A Unifying Framework for Unsupervised Concept Extraction
Sparse autoencoders finally get a unified theory for model steering safety...
A new paper from Carnegie Mellon University researchers Chandler Squires and Pradeep Ravikumar, accepted at AISTATS 2026, provides a unifying theoretical framework for unsupervised concept extraction. The work addresses a critical gap in AI interpretability: techniques like sparse autoencoders and transcoders extract high-level symbolic concepts from low-level neural representations, but until now, there were no general guarantees about whether those concepts were actually identifiable or reliable.
The authors frame concept extraction as identifying a generative model and present a meta-theorem that reduces the problem of proving identifiability guarantees to characterizing the intersection of two sets. This simplification applies across a range of widely-used approaches, making it much easier to prove that extracted concepts are mathematically sound.
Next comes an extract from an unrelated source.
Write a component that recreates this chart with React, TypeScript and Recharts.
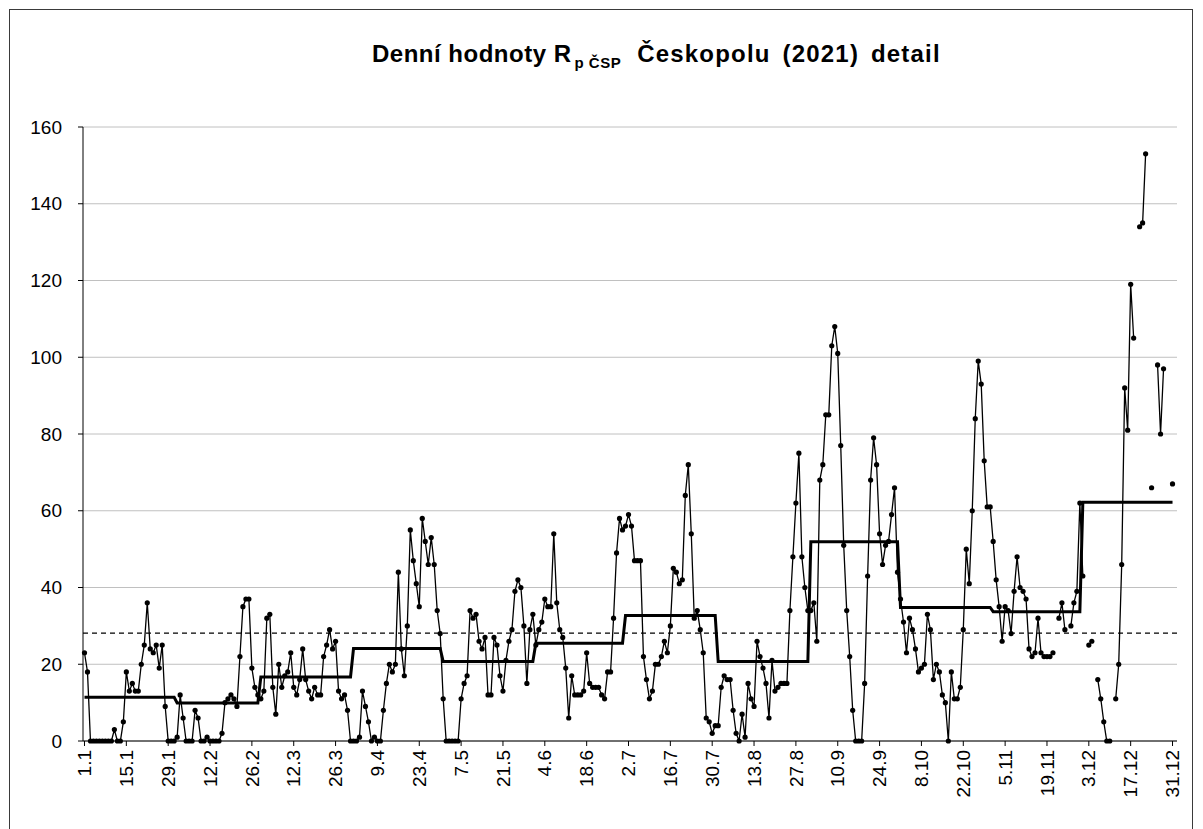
import React from 'react';
import { LineChart, Line, XAxis, YAxis, CartesianGrid, ReferenceLine } from 'recharts';

const jan = [23, 18, 0, 0, 0, 0, 0, 0, 0, 0, 3, 0, 0, 5, 18, 13, 15, 13, 13, 20, 25, 36, 24, 23, 25, 19, 25, 9, 0, 0, 0];
const feb = [1, 12, 6, 0, 0, 0, 8, 6, 0, 0, 1, 0, 0, 0, 0, 2, 10, 11, 12, 11, 9, 22, 35, 37, 37, 19, 14, 12];
const mar = [11, 13, 32, 33, 14, 7, 20, 14, 17, 18, 23, 14, 12, 16, 24, 16, 13, 11, 14, 12, 12, 22, 25, 29, 24, 26, 13, 11, 12, 8, 0];
const apr = [0, 0, 1, 13, 9, 5, 0, 1, 0, 0, 8, 15, 20, 18, 20, 44, 24, 17, 30, 55, 47, 41, 35, 58, 52, 46, 53, 46, 34, 28];
const may = [11, 0, 0, 0, 0, 0, 11, 15, 17, 34, 32, 33, 26, 24, 27, 12, 12, 27, 25, 17, 13, 21, 26, 29, 39, 42, 40, 30, 15, 29, 33];
const jun = [25, 29, 31, 37, 35, 35, 54, 36, 29, 27, 19, 6, 17, 12, 12, 12, 13, 23, 15, 14, 14, 14, 12, 11, 18, 18, 32, 49, 58, 55];
const jul = [56, 59, 56, 47, 47, 47, 22, 16, 11, 13, 20, 20, 22, 26, 23, 30, 45, 44, 41, 42, 64, 72, 54, 32, 34, 29, 23, 6, 5, 2, 4];
const aug = [4, 14, 17, 16, 16, 8, 2, 0, 7, 1, 15, 11, 9, 26, 22, 19, 15, 6, 21, 13, 14, 15, 15, 15, 34, 48, 62, 75, 48, 40, 34];
const sep = [34, 36, 26, 68, 72, 85, 85, 103, 108, 101, 77, 51, 34, 22, 8, 0, 0, 0, 15, 43, 68, 79, 72, 54, 46, 51, 52, 59, 66, 44];
const oct = [37, 31, 23, 32, 29, 24, 18, 19, 20, 33, 29, 16, 20, 18, 12, 10, 0, 18, 11, 11, 14, 29, 50, 41, 60, 84, 99, 93, 73, 61, 61];
const nov = [52, 42, 35, 26, 35, 34, 28, 39, 48, 40, 39, 37, 24, 22, 23, 32, 23, 22, 22, 22, 23, null, 32, 36, 29, null, 30, 36, 39, 62];
const dec = [43, null, 25, 26, null, 16, 11, 5, 0, 0, null, 11, 20, 46, 92, 81, 119, 105, null, 134, 135, 153, null, 66, null, 98, 80, 97, null, null, 67];

const monthlyMean = [11.4, 9.9, 16.7, 24.1, 20.7, 25.5, 32.7, 20.7, 51.9, 34.8, 33.7, 62.2];
const yearMean = 28.1;

const tickDays = [1, 15, 29, 43, 57, 71, 85, 99, 113, 127, 141, 155, 169, 183, 197, 211, 225, 239, 253, 267, 281, 295, 309, 323, 337, 351, 365];
const tickLabels = ['1.1', '15.1', '29.1', '12.2', '26.2', '12.3', '26.3', '9.4', '23.4', '7.5', '21.5', '4.6', '18.6', '2.7', '16.7', '30.7', '13.8', '27.8', '10.9', '24.9', '8.10', '22.10', '5.11', '19.11', '3.12', '17.12', '31.12'];
const yTicks = [0, 20, 40, 60, 80, 100, 120, 140, 160];

const months = [jan, feb, mar, apr, may, jun, jul, aug, sep, oct, nov, dec];
const data = months
  .flatMap((m, mi) => m.map((v) => ({ value: v, mean: monthlyMean[mi] })))
  .map((d, i) => ({ ...d, day: i + 1 }));

const FONT = '"Liberation Sans", Arial, sans-serif';

const XTick = (props: any) => {
  const { x, y, payload } = props;
  const idx = tickDays.indexOf(payload.value);
  const label = idx >= 0 ? tickLabels[idx] : '';
  const yy = y + 2;
  return (
    <text
      x={x}
      y={yy}
      dy="0.35em"
      transform={`rotate(-90, ${x}, ${yy})`}
      textAnchor="end"
      fontFamily={FONT}
      fontSize={19}
      fill="#000"
    >
      {label}
    </text>
  );
};

export default function App() {
  return (
    <div style={{ position: 'absolute', left: 0, top: 0, width: 1203, height: 829, overflow: 'hidden', background: '#fff' }}>
      <div
        style={{
          position: 'absolute',
          left: 9,
          top: 9,
          width: 1184,
          height: 840,
          border: '1px solid #3a3a3a',
          boxSizing: 'border-box',
        }}
      />
      <div
        style={{
          position: 'absolute',
          left: 372,
          top: 40,
          whiteSpace: 'nowrap',
          fontFamily: FONT,
          fontWeight: 'bold',
          fontSize: 24,
          color: '#000',
          lineHeight: '28px',
        }}
      >
        <span style={{ letterSpacing: 0.5 }}>Denní hodnoty R</span>
        <span style={{ fontSize: 15, position: 'relative', top: 6, marginLeft: 3, letterSpacing: 0.5 }}>p ČSP</span>
        <span style={{ marginLeft: 16, letterSpacing: 1.2, wordSpacing: 4 }}>Českopolu (2021) detail</span>
      </div>
      <div style={{ position: 'absolute', left: 0, top: 0 }}>
        <LineChart width={1203} height={829} data={data} margin={{ top: 127, right: 26, bottom: 0, left: 0 }}>
          <CartesianGrid vertical={false} stroke="#c0c0c0" strokeWidth={1} />
          <XAxis
            dataKey="day"
            type="number"
            domain={[0.5, 366.5]}
            ticks={tickDays}
            interval={0}
            height={88}
            tick={<XTick />}
            tickSize={5}
            tickMargin={2}
            axisLine={{ stroke: '#000', strokeWidth: 1 }}
            tickLine={{ stroke: '#000' }}
          />
          <YAxis
            type="number"
            domain={[0, 160]}
            ticks={yTicks}
            interval={0}
            width={83}
            tickSize={5}
            tickMargin={16}
            axisLine={{ stroke: '#000', strokeWidth: 1 }}
            tickLine={{ stroke: '#000' }}
            tick={{ fontFamily: FONT, fontSize: 19, fill: '#000' }}
          />
          <ReferenceLine y={yearMean} stroke="#000" strokeWidth={1.2} strokeDasharray="5 4" ifOverflow="extendDomain" />
          <Line
            type="linear"
            dataKey="value"
            stroke="#000"
            strokeWidth={1.3}
            dot={{ r: 2.6, fill: '#000', stroke: '#000', strokeWidth: 0 }}
            connectNulls={false}
            isAnimationActive={false}
          />
          <Line
            type="linear"
            dataKey="mean"
            stroke="#000"
            strokeWidth={3}
            dot={false}
            isAnimationActive={false}
          />
        </LineChart>
      </div>
    </div>
  );
}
For practitioners, this means safer downstream applications like model steering (adjusting AI behavior) and unlearning (removing specific knowledge), where unreliable concepts could lead to unpredictable outcomes.
- Unifies sparse autoencoders and transcoders under a single theoretical framework
- Meta-theorem reduces identifiability proofs to set intersection problems
- Enables safer model steering and unlearning by guaranteeing concept reliability
Why It Matters
Provides mathematical rigor for AI safety techniques, ensuring extracted concepts are trustworthy for real-world deployment.